Materials provided:
====================

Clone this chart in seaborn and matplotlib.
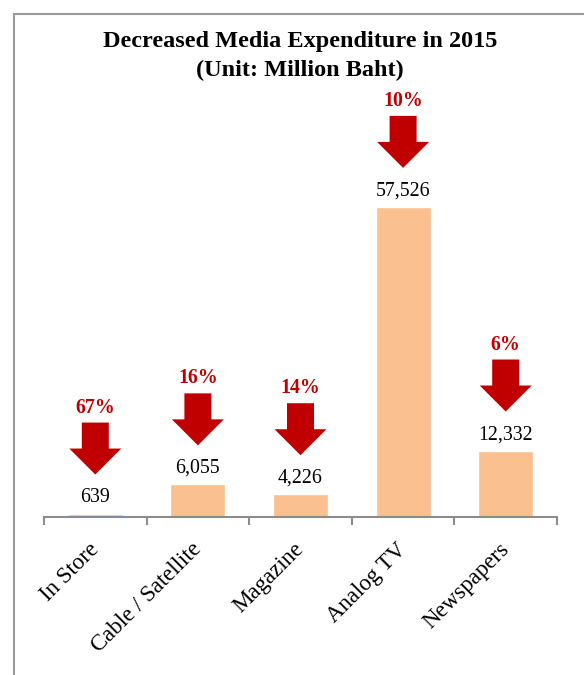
import matplotlib
matplotlib.use("Agg")
import matplotlib.pyplot as plt
import matplotlib.transforms as mtransforms
from matplotlib.patches import Polygon, Rectangle
import seaborn as sns
import pandas as pd

categories = ["In Store", "Cable / Satellite", "Magazine", "Analog TV", "Newspapers"]
values = [639, 6055, 4226, 57526, 12332]
value_labels = ["639", "6,055", "4,226", "57,526", "12,332"]
decrease_labels = ["67%", "16%", "14%", "10%", "6%"]

sns.set_theme(style="white")
plt.rcParams["font.family"] = ["Liberation Serif", "DejaVu Serif"]

W, H = 584, 675
fig = plt.figure(figsize=(W / 100, H / 100), dpi=100)
ax_left, ax_right, ax_bottom, ax_top = 44, 557, 517, 110
ax = fig.add_axes([ax_left / W, 1 - ax_bottom / H, (ax_right - ax_left) / W, (ax_bottom - ax_top) / H])

df = pd.DataFrame({"category": categories, "value": values})
sns.barplot(data=df, x="category", y="value", color="#FAC090", saturation=1, width=0.535, ax=ax)

ax.set_xlim(-0.5, len(categories) - 0.5)
ax.set_ylim(0, 75500)
ax.set_xlabel("")
ax.set_ylabel("")
ax.set_yticks([])
for s in ["left", "right", "top"]:
    ax.spines[s].set_visible(False)
ax.spines["bottom"].set_color("#8C8C8C")
ax.spines["bottom"].set_linewidth(1.5)

# category labels at centers, tick marks at boundaries
ax.set_xticks(range(len(categories)))
ax.set_xticklabels(categories, rotation=45, ha="right", va="center", rotation_mode="anchor",
                   fontsize=16.5, color="black")
ax.tick_params(axis="x", which="major", length=0, pad=21)
ax.set_xticks([i - 0.5 for i in range(len(categories) + 1)], minor=True)
ax.tick_params(axis="x", which="minor", bottom=True, length=6, width=1.5, color="#8C8C8C",
               direction="out")

# value labels, arrows, percentages
for i, (v, vl, dl) in enumerate(zip(values, value_labels, decrease_labels)):
    ax.annotate(vl, (i, v), xytext=(0, 11.5), textcoords="offset points",
                ha="center", va="center", fontsize=14.3, color="black")
    px, py = ax.transData.transform((i, v))
    tip = 39
    base = tip + 26
    top = tip + 52
    hw, sw = 26, 13.5
    verts = [(0, tip), (-hw, base), (-sw, base), (-sw, top), (sw, top), (sw, base), (hw, base)]
    tr = mtransforms.Affine2D().translate(px, py)
    ax.add_patch(Polygon(verts, closed=True, transform=tr, facecolor="#C00000",
                         edgecolor="none", clip_on=False))
    ax.annotate(dl, (i, v), xytext=(0, (top + 15) * 0.72), textcoords="offset points",
                ha="center", va="center", fontsize=14.3, fontweight="bold", color="#C00000")

fig.text(300 / W, 1 - 41 / H, "Decreased Media Expenditure in 2015", ha="center", va="center",
         fontsize=17.5, fontweight="bold", color="black")
fig.text(300 / W, 1 - 70 / H, "(Unit: Million Baht)", ha="center", va="center",
         fontsize=17.5, fontweight="bold", color="black")

# outer border (left and top visible)
fig.patches.append(Rectangle((13.5 / W, -0.1), 1.2, 1.1 - 13.5 / H, transform=fig.transFigure,
                             fill=False, edgecolor="#9A9A9A", linewidth=1.5))

fig.savefig("out.png", dpi=100, facecolor="white")
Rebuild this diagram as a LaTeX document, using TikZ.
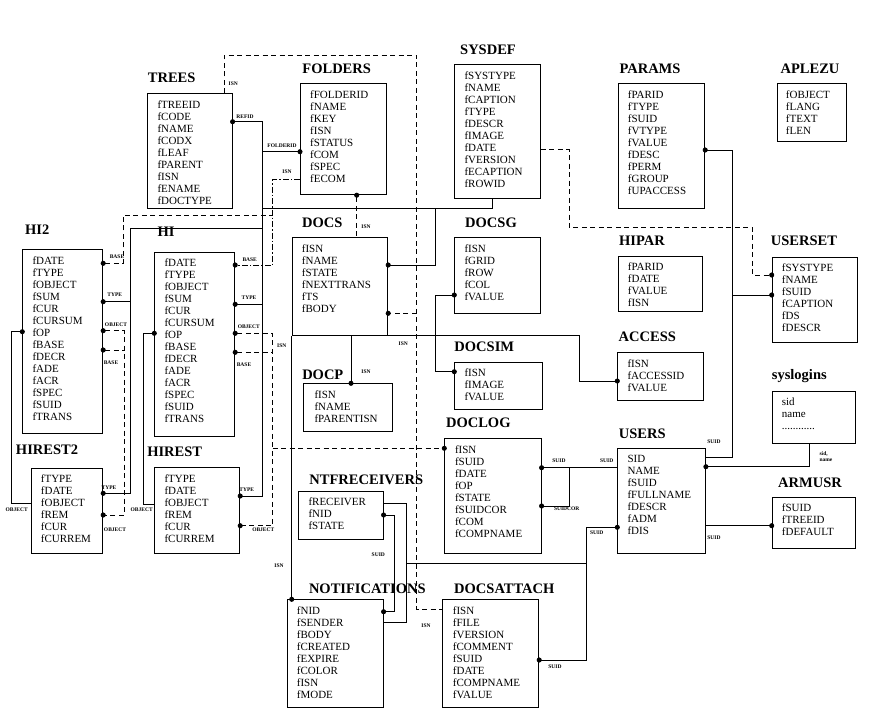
\documentclass[tikz,border=0pt]{standalone}
\usepackage{fontspec}
\setmainfont{Liberation Serif}
\usetikzlibrary{positioning,arrows.meta}
\tikzset{
  tbl/.style={draw,line width=0.9pt,anchor=north west,inner sep=0pt},
  fld/.style={anchor=north west,align=left,inner sep=0pt,font=\fontsize{11}{12}\selectfont},
  ttl/.style={inner sep=0pt,font=\fontsize{14.5}{16}\selectfont\bfseries},
  lbl/.style={inner sep=0pt,font=\fontsize{5.5}{6}\selectfont\bfseries},
  lnk/.style={line width=0.9pt},
  rel/.style={line width=0.9pt,dash pattern=on 5pt off 3.5pt},
  reldd/.style={line width=0.9pt,dash pattern=on 6pt off 2pt on 1.5pt off 2pt},
  tipe/.style={-{Circle[length=5pt]},shorten >=-2.5pt},
  tips/.style={{Circle[length=5pt]}-,shorten <=-2.5pt},
  tipse/.style={{Circle[length=5pt]}-{Circle[length=5pt]},shorten <=-2.5pt,shorten >=-2.5pt}
}
\begin{document}
\begin{tikzpicture}[x=1pt,y=-1pt]
  \useasboundingbox (0,0) rectangle (876,721);
  % tables
  \node[tbl,minimum width=84.4pt,minimum height=115pt] (trees) at (147.3,93.3) {};
  \node[fld,below right=6.8pt and 10pt of trees.north west] (trees-f) {fTREEID\\fCODE\\fNAME\\fCODX\\fLEAF\\fPARENT\\fISN\\fENAME\\fDOCTYPE};
  \node[ttl] (trees-t) at (171.7,78) {TREES};
  \node[tbl,minimum width=85.7pt,minimum height=111pt] (folders) at (300,83.3) {};
  \node[fld,below right=6.8pt and 10pt of folders.north west] (folders-f) {fFOLDERID\\fNAME\\fKEY\\fISN\\fSTATUS\\fCOM\\fSPEC\\fECOM};
  \node[ttl] (folders-t) at (336.7,68.3) {FOLDERS};
  \node[tbl,minimum width=85.7pt,minimum height=133.4pt] (sysdef) at (454.3,64.3) {};
  \node[fld,below right=6.8pt and 10pt of sysdef.north west] (sysdef-f) {fSYSTYPE\\fNAME\\fCAPTION\\fTYPE\\fDESCR\\fIMAGE\\fDATE\\fVERSION\\fECAPTION\\fROWID};
  \node[ttl] (sysdef-t) at (488,50) {SYSDEF};
  \node[tbl,minimum width=86.6pt,minimum height=124.4pt] (params) at (617.7,83.3) {};
  \node[fld,below right=6.8pt and 10pt of params.north west] (params-f) {fPARID\\fTYPE\\fSUID\\fVTYPE\\fVALUE\\fDESC\\fPERM\\fGROUP\\fUPACCESS};
  \node[ttl] (params-t) at (650,68.3) {PARAMS};
  \node[tbl,minimum width=69.3pt,minimum height=57.4pt] (aplezu) at (776.7,83.3) {};
  \node[fld,below right=6.8pt and 9pt of aplezu.north west] (aplezu-f) {fOBJECT\\fLANG\\fTEXT\\fLEN};
  \node[ttl] (aplezu-t) at (810,68.3) {APLEZU};
  \node[tbl,minimum width=84.6pt,minimum height=54.7pt] (hipar) at (617.7,256) {};
  \node[fld,below right=6.8pt and 10pt of hipar.north west] (hipar-f) {fPARID\\fDATE\\fVALUE\\fISN};
  \node[ttl] (hipar-t) at (642,241) {HIPAR};
  \node[tbl,minimum width=85.6pt,minimum height=85.6pt] (userset) at (771.7,256.7) {};
  \node[fld,below right=6.8pt and 10pt of userset.north west] (userset-f) {fSYSTYPE\\fNAME\\fSUID\\fCAPTION\\fDS\\fDESCR};
  \node[ttl] (userset-t) at (804,241) {USERSET};
  \node[tbl,minimum width=85.4pt,minimum height=47.7pt] (access) at (617.3,352.3) {};
  \node[fld,below right=6.8pt and 10pt of access.north west] (access-f) {fISN\\fACCESSID\\fVALUE};
  \node[ttl] (access-t) at (647.3,336.7) {ACCESS};
  \node[tbl,minimum width=83.3pt,minimum height=52.6pt] (syslogins) at (771.7,390.7) {};
  \node[fld,below right=6.8pt and 10pt of syslogins.north west] (syslogins-f) {sid\\name\\............};
  \node[ttl] (syslogins-t) at (799.3,376) {syslogins};
  \node[tbl,minimum width=87.7pt,minimum height=104.4pt] (users) at (617.3,448.3) {};
  \node[fld,below right=6.8pt and 10pt of users.north west] (users-f) {SID\\NAME\\fSUID\\fFULLNAME\\fDESCR\\fADM\\fDIS};
  \node[ttl] (users-t) at (642.3,433.3) {USERS};
  \node[tbl,minimum width=83.3pt,minimum height=51pt] (armusr) at (771.7,496.7) {};
  \node[fld,below right=6.8pt and 10pt of armusr.north west] (armusr-f) {fSUID\\fTREEID\\fDEFAULT};
  \node[ttl] (armusr-t) at (810,482.3) {ARMUSR};
  \node[tbl,minimum width=80pt,minimum height=183.4pt] (hi2) at (22.3,249.3) {};
  \node[fld,below right=6.8pt and 10pt of hi2.north west] (hi2-f) {fDATE\\fTYPE\\fOBJECT\\fSUM\\fCUR\\fCURSUM\\fOP\\fBASE\\fDECR\\fADE\\fACR\\fSPEC\\fSUID\\fTRANS};
  \node[ttl] (hi2-t) at (37.3,229.3) {HI2};
  \node[tbl,minimum width=80pt,minimum height=184.3pt] (hi) at (154.3,251.7) {};
  \node[fld,below right=6.8pt and 10pt of hi.north west] (hi-f) {fDATE\\fTYPE\\fOBJECT\\fSUM\\fCUR\\fCURSUM\\fOP\\fBASE\\fDECR\\fADE\\fACR\\fSPEC\\fSUID\\fTRANS};
  \node[ttl] (hi-t) at (166,231.7) {HI};
  \node[tbl,minimum width=71.6pt,minimum height=85.6pt] (hirest2) at (30.7,467.7) {};
  \node[fld,below right=6.8pt and 10pt of hirest2.north west] (hirest2-f) {fTYPE\\fDATE\\fOBJECT\\fREM\\fCUR\\fCURREM};
  \node[ttl] (hirest2-t) at (47,450) {HIREST2};
  \node[tbl,minimum width=85pt,minimum height=85.4pt] (hirest) at (154.3,467.3) {};
  \node[fld,below right=6.8pt and 10pt of hirest.north west] (hirest-f) {fTYPE\\fDATE\\fOBJECT\\fREM\\fCUR\\fCURREM};
  \node[ttl] (hirest-t) at (174.7,451.7) {HIREST};
  \node[tbl,minimum width=95.6pt,minimum height=97.7pt] (docs) at (291.7,237.3) {};
  \node[fld,below right=6.8pt and 10pt of docs.north west] (docs-f) {fISN\\fNAME\\fSTATE\\fNEXTTRANS\\fTS\\fBODY};
  \node[ttl] (docs-t) at (322.3,222.7) {DOCS};
  \node[tbl,minimum width=85.7pt,minimum height=76pt] (docsg) at (454.3,237.3) {};
  \node[fld,below right=6.8pt and 10pt of docsg.north west] (docsg-f) {fISN\\fGRID\\fROW\\fCOL\\fVALUE};
  \node[ttl] (docsg-t) at (491,222.7) {DOCSG};
  \node[tbl,minimum width=88pt,minimum height=47.3pt] (docsim) at (454.3,361.7) {};
  \node[fld,below right=6.8pt and 10pt of docsim.north west] (docsim-f) {fISN\\fIMAGE\\fVALUE};
  \node[ttl] (docsim-t) at (484.3,346.7) {DOCSIM};
  \node[tbl,minimum width=89pt,minimum height=47.7pt] (docp) at (303.3,383.3) {};
  \node[fld,below right=6.8pt and 11pt of docp.north west] (docp-f) {fISN\\fNAME\\fPARENTISN};
  \node[ttl] (docp-t) at (322.8,375) {DOCP};
  \node[tbl,minimum width=96.4pt,minimum height=115pt] (doclog) at (444.3,438.3) {};
  \node[fld,below right=6.8pt and 10.5pt of doclog.north west] (doclog-f) {fISN\\fSUID\\fDATE\\fOP\\fSTATE\\fSUIDCOR\\fCOM\\fCOMPNAME};
  \node[ttl] (doclog-t) at (478.3,422.7) {DOCLOG};
  \node[tbl,minimum width=84.4pt,minimum height=48pt] (ntf) at (298.3,491) {};
  \node[fld,below right=6.8pt and 10pt of ntf.north west] (ntf-f) {fRECEIVER\\fNID\\fSTATE};
  \node[ttl] (ntf-t) at (366.3,480) {NTFRECEIVERS};
  \node[tbl,minimum width=96pt,minimum height=107.4pt] (notif) at (286.7,599.3) {};
  \node[fld,below right=6.8pt and 10pt of notif.north west] (notif-f) {fNID\\fSENDER\\fBODY\\fCREATED\\fEXPIRE\\fCOLOR\\fISN\\fMODE};
  \node[ttl] (notif-t) at (367.3,588.3) {NOTIFICATIONS};
  \node[tbl,minimum width=96pt,minimum height=107.4pt] (docsattach) at (442.3,599.3) {};
  \node[fld,below right=6.8pt and 10.4pt of docsattach.north west] (docsattach-f) {fISN\\fFILE\\fVERSION\\fCOMMENT\\fSUID\\fDATE\\fCOMPNAME\\fVALUE};
  \node[ttl] (docsattach-t) at (504.3,588.3) {DOCSATTACH};
  % junctions
  \coordinate (jfold) at (262.3,151.7);
  \coordinate (jsys) at (262.3,208.3);
  \coordinate (jdocs) at (435.7,208.3);
  \coordinate (jhi2) at (262.3,228.3);
  \coordinate (jhi2t) at (130,301.7);
  \coordinate (jhi) at (262.3,304.3);
  \coordinate (jntf) at (406.7,563.3);
  \coordinate (jdsa) at (586,563.3);
  \coordinate (jcor) at (569.3,467.7);
  \coordinate (jpar) at (732.3,295);
  \coordinate (jbody) at (416.7,313.3);
  \coordinate (jbase) at (272.7,215);
  \coordinate (jhib) at (272.7,352.3);
  \coordinate (jlog) at (272.7,448.3);
  \coordinate (jhi2b) at (124.3,350);
  % solid links
  \draw[lnk,tipse] (trees.east |- 0,121.7) -| (262.3,496) -- (hirest.east |- 0,496);
  \draw[lnk,tipe] (jfold) -- (folders.west |- jfold);
  \draw[lnk] (jsys) -| (sysdef.south -| 492.7,0);
  \draw[lnk,tipe] (jdocs) |- (docs.east |- 0,265);
  \draw[lnk,tipe] (jhi2) -| (130,493.3) -- (hirest2.east |- 0,493.3);
  \draw[lnk,tipe] (jhi2t) -- (hi2.east |- jhi2t);
  \draw[lnk,tipe] (jhi) -- (hi.east |- jhi);
  \draw[lnk,tips] (hi.west |- 0,333.3) -| (143.3,504) -- (hirest.west |- 0,504);
  \draw[lnk,tips] (hi2.west |- 0,331.7) -| (11.7,503.3) -- (hirest2.west |- 0,503.3);
  \draw[lnk,tipe] (docs.south -| 351,0) -- (docp.north -| 351,0);
  \draw[lnk,tipe] (docs.south east) -| (579.3,381) -- (access.west |- 0,381);
  \draw[lnk,tipse] (docsg.west |- 0,295) -| (435.7,371.7) -- (docsim.west |- 0,371.7);
  \draw[lnk,tipe] (docs.south west) -- (notif.north -| docs.south west);
  \draw[lnk] (ntf.east |- 0,503) -| (406.7,622.7) -- (notif.east |- 0,622.7);
  \draw[lnk,tipse] (users.west |- 0,527.3) -| (586,660) -- (docsattach.east |- 0,660);
  \draw[lnk] (jntf) -- (jdsa);
  \draw[lnk,tipse] (ntf.east |- 0,515) -| (394.3,611.7) -- (notif.east |- 0,611.7);
  \draw[lnk,tips] (doclog.east |- jcor) -- (users.west |- jcor);
  \draw[lnk,tipe] (jcor) |- (doclog.east |- 0,506);
  \draw[lnk,tipe] (users.east |- 0,525.7) -- (armusr.west |- 0,525.7);
  \draw[lnk,tips] (users.east |- 0,466.7) -| (syslogins.south -| 809.3,0);
  \draw[lnk,tipe] (users.east |- 0,457.3) -| (732.3,150) -- (params.east |- 0,150);
  \draw[lnk,tipe] (jpar) -- (userset.west |- jpar);
  % dashed links
  \draw[rel] (trees.north -| 224.3,0) |- (416.7,55) |- (docsattach.west |- 0,609.3);
  \draw[rel,tipe] (jbody) -- (docs.east |- jbody);
  \draw[rel,tips] (folders.south -| 356.7,0) -- (docs.north -| 356.7,0);
  \draw[reldd,tipe] (folders.west |- 0,179.3) -| (272.7,265) -- (hi.east |- 0,265);
  \draw[rel,tips] (hi2.east |- 0,263.3) -| (123.3,215) -- (jbase);
  \draw[rel,tipse] (hi.east |- 0,333.3) -| (272.7,525.7) -- (hirest.east |- 0,525.7);
  \draw[rel,tips] (hi.east |- jhib) -- (jhib);
  \draw[rel,tipe] (jlog) -- (doclog.west |- jlog);
  \draw[rel,tipse] (hi2.east |- 0,330.7) -| (124.3,515) -- (hirest2.east |- 0,515);
  \draw[rel,tips] (hi2.east |- jhi2b) -- (jhi2b);
  \draw[rel,tipe] (sysdef.east |- 0,149.3) -| (569,227.3) -| (752.3,275) -- (userset.west |- 0,275);
  % link labels
  \node[lbl] (l1) at (245,117) {REFID};
  \node[lbl] (l2) at (282,146) {FOLDERID};
  \node[lbl] (l3) at (233.3,83.3) {ISN};
  \node[lbl] (l4) at (287,172) {ISN};
  \node[lbl] (l5) at (366,227) {ISN};
  \node[lbl] (l6) at (366,371.7) {ISN};
  \node[lbl] (l7) at (403.3,343.3) {ISN};
  \node[lbl] (l8) at (279,566) {ISN};
  \node[lbl] (l9) at (426,625.7) {ISN};
  \node[lbl] (l10) at (281.7,345.7) {ISN};
  \node[lbl] (l11) at (117,256.7) {BASE};
  \node[lbl] (l12) at (114.7,295) {TYPE};
  \node[lbl] (l13) at (116,325) {OBJECT};
  \node[lbl] (l14) at (111,362.3) {BASE};
  \node[lbl] (l15) at (249.7,259.3) {BASE};
  \node[lbl] (l16) at (249,297.7) {TYPE};
  \node[lbl] (l17) at (248.8,326.7) {OBJECT};
  \node[lbl] (l18) at (244,364.3) {BASE};
  \node[lbl] (l19) at (109,487.3) {TYPE};
  \node[lbl] (l20) at (115,530) {OBJECT};
  \node[lbl] (l21) at (16.7,510) {OBJECT};
  \node[lbl] (l22) at (141.7,510) {OBJECT};
  \node[lbl] (l23) at (246.7,489.3) {TYPE};
  \node[lbl] (l24) at (263.3,530) {OBJECT};
  \node[lbl] (l25) at (378.3,554.3) {SUID};
  \node[lbl] (l26) at (596.7,532.3) {SUID};
  \node[lbl] (l27) at (555,666.7) {SUID};
  \node[lbl] (l28) at (559,460.7) {SUID};
  \node[lbl] (l29) at (606.7,460.7) {SUID};
  \node[lbl] (l30) at (566.7,508.3) {SUIDCOR};
  \node[lbl] (l31) at (714,537.3) {SUID};
  \node[lbl] (l32) at (714,441.7) {SUID};
  \node[lbl,align=left] (l33) at (826,456.5) {sid,\\name};
\end{tikzpicture}
\end{document}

====================

Problem requirements: Across the records, how many lines contain "seaborn"? Only the number should be given.

Task output: 2